I guess if you're interested I do have, somewhere, a version of nvidia's python inference that will run this model, let me know!
Hey ilnmtlbnm , thanks for sharing this looks really interesting.
I don’t think I’m seeing the model card on my end, not sure if I missed it
Also, I’d definitely be interested in the Python inference version (the NVIDIA one you mentioned), if you don’t mind sharing it. That would be super helpful for me to experiment with.
Appreciate it
Hey Shadow, I appreciate your interest. I meant the model card here: https://huggingface.co/idle-intelligence/personaplex-24L-q4_k-webgpu
For the python inference... I didn't think this through when answering initially (I did this thing a few weeks back already 😅 .
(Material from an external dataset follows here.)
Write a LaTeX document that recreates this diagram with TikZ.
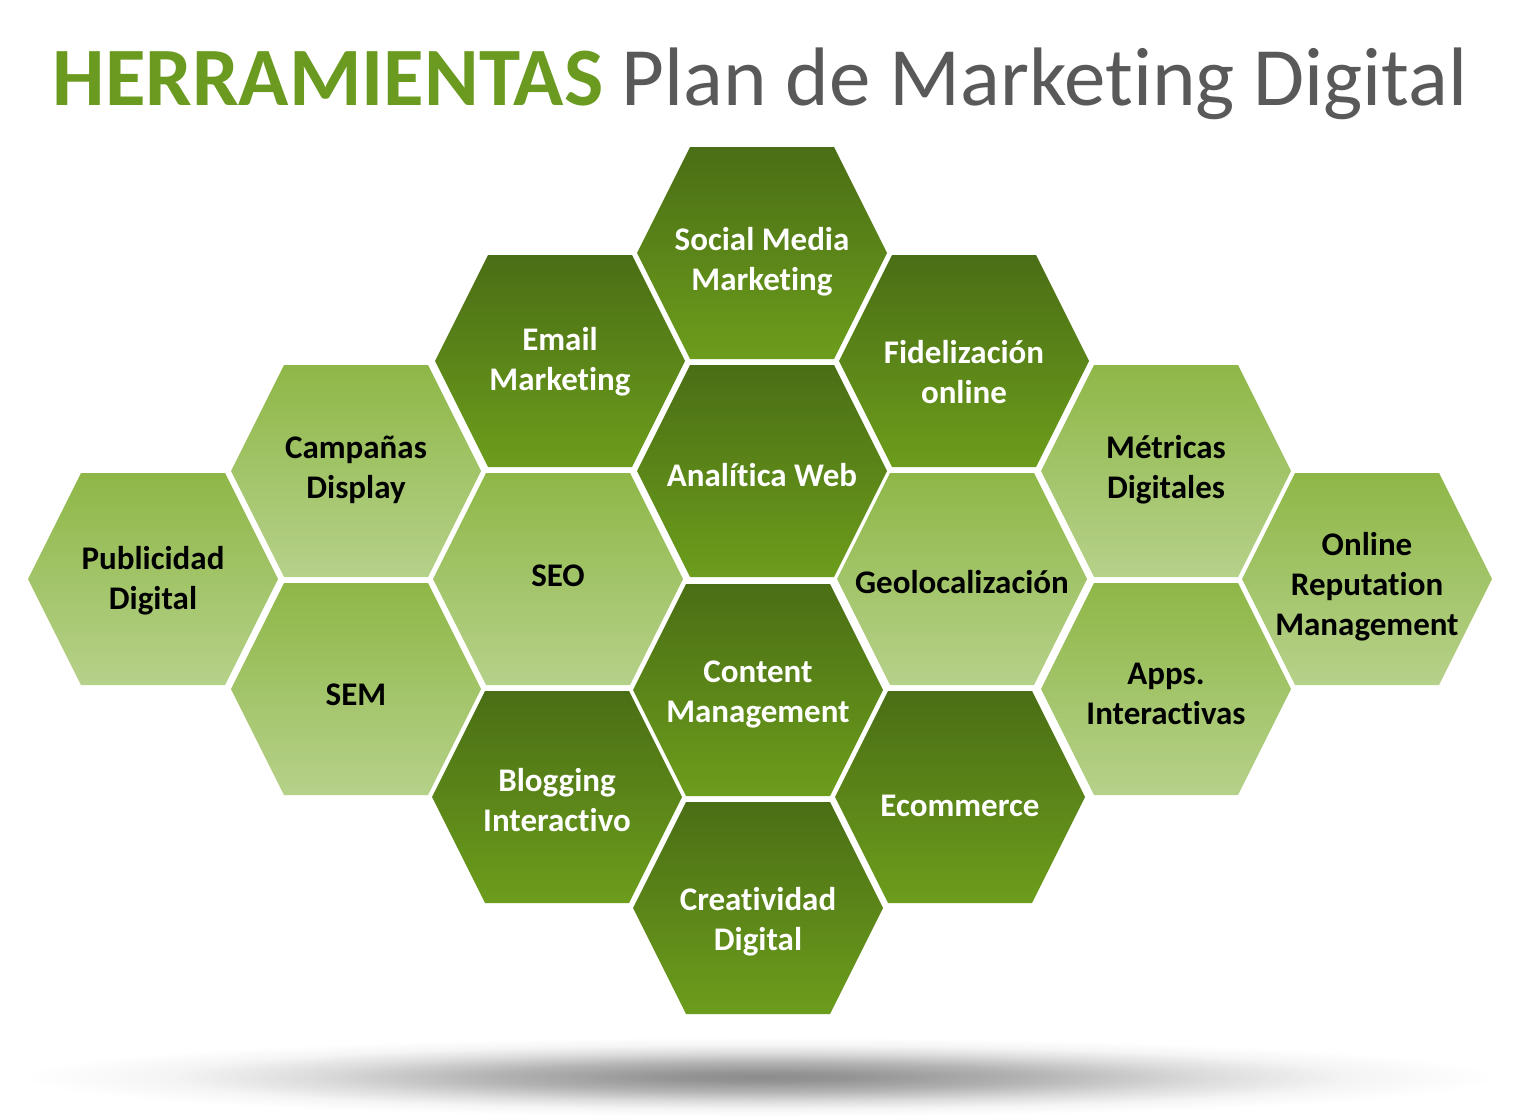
\documentclass[tikz,border=0pt]{standalone}
\usepackage{fontspec}
\setmainfont{Carlito}[Ligatures={NoCommon,NoContextual}]
\definecolor{dtop}{HTML}{4A6E15}
\definecolor{dbot}{HTML}{6C9D1C}
\definecolor{ltop}{HTML}{8EB747}
\definecolor{lbot}{HTML}{B6D18A}
\definecolor{titgreen}{HTML}{6A9A1F}
\definecolor{titgray}{HTML}{595959}
\pgfdeclareradialshading{floorshadow}{\pgfpoint{0bp}{0bp}}{%
  color(0bp)=(black!45); color(3bp)=(black!42); color(9bp)=(black!30);
  color(15bp)=(black!14); color(20bp)=(black!4); color(25bp)=(white); color(50bp)=(white)}
\tikzset{
  darkhex/.style={top color=dtop, bottom color=dbot, draw=none},
  lighthex/.style={top color=ltop, bottom color=lbot, draw=none},
  hextxt/.style={font=\fontsize{33}{40}\selectfont\bfseries, align=center, inner sep=0pt},
  darkhextxt/.style={hextxt, text=white},
  lighthextxt/.style={hextxt, text=black},
}
% #1 x, #2 y, #3 dark/light, #4 name, #5 text y offset, #6 text
\newcommand{\hexcell}[6]{%
  \begin{scope}[shift={(#1,#2)}]
    \shade[#3hex] (-125,0) -- (-72,-106) -- (72,-106) -- (125,0) -- (72,106) -- (-72,106) -- cycle;
  \end{scope}
  \node[#3hextxt] (#4) at (#1,#2+#5+2) {#6};
}
\begin{document}
\begin{tikzpicture}[x=1pt,y=-1pt]
\useasboundingbox (0,0) rectangle (1520,1116);
\fill[white] (0,0) rectangle (1520,1116);
% floor shadow
\shade[shading=floorshadow] (760,1077) ellipse (740 and 40);
% title
\node[anchor=base, inner sep=0pt, font=\fontsize{83}{100}\selectfont] (title) at (760,105)
  {\textcolor{titgreen}{\bfseries HERRAMIENTAS} \textcolor{titgray}{Plan de Marketing Digital}};
% column 0
\hexcell{153}{579}{light}{publicidad}{0}{Publicidad\\Digital}
% column 1
\hexcell{356}{471}{light}{campanas}{-3}{Campañas\\Display}
\hexcell{356}{689}{light}{sem}{4}{SEM}
% column 2
\hexcell{560}{361}{dark}{email}{-1}{Email\\Marketing}
\hexcell{558}{579}{light}{seo}{-5}{SEO}
\hexcell{557}{797}{dark}{blogging}{1}{Blogging\\Interactivo}
% column 3
\hexcell{762}{253}{dark}{social}{7}{Social Media\\Marketing}
\hexcell{762}{471}{dark}{analitica}{2}{Analítica Web}
\hexcell{758}{690}{dark}{content}{2}{Content\\Management}
\hexcell{758}{908}{dark}{creatividad}{12}{Creatividad\\Digital}
% column 4
\hexcell{964}{361}{dark}{fidelizacion}{9}{Fidelización\\online}
\hexcell{962}{579}{light}{geo}{1}{Geolocalización}
\hexcell{960}{797}{dark}{ecommerce}{7}{Ecommerce}
% column 5
\hexcell{1166}{471}{light}{metricas}{-3}{Métricas\\Digitales}
\hexcell{1166}{689}{light}{apps}{3}{Apps.\\Interactivas}
% column 6
\hexcell{1367}{579}{light}{online}{6}{Online\\Reputation\\Management}
\end{tikzpicture}
\end{document}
This GGUF is custom (layer-pruned + LoRA-recovered + Q4_K with Moshi-style tensor names), so it can't be loaded with NVIDIA's PersonaPlex Python inference as-is.
I added a native Rust CLI that runs the model end-to-end (Vulkan on Linux, Metal on macOS, no Python required):
https://github.com/idle-intelligence/sts-web#native-cli-sts
huggingface-cli download idle-intelligence/personaplex-24L-q4_k-webgpu
--local-dir personaplex-24L-q4_k-webgpu
cargo run --release --features "wgpu,cli" --bin sts -- \
--model-dir ./personaplex-24L-q4_k-webgpu \
--input question.wav \
--output response.wav
--voice NATF2
Takes ~5 min for the first build (Burn + cubecl), then ~64 ms/frame on a 3080. Voices: NATF0..3, NATM0..3, VARF0..4, VARM0..4.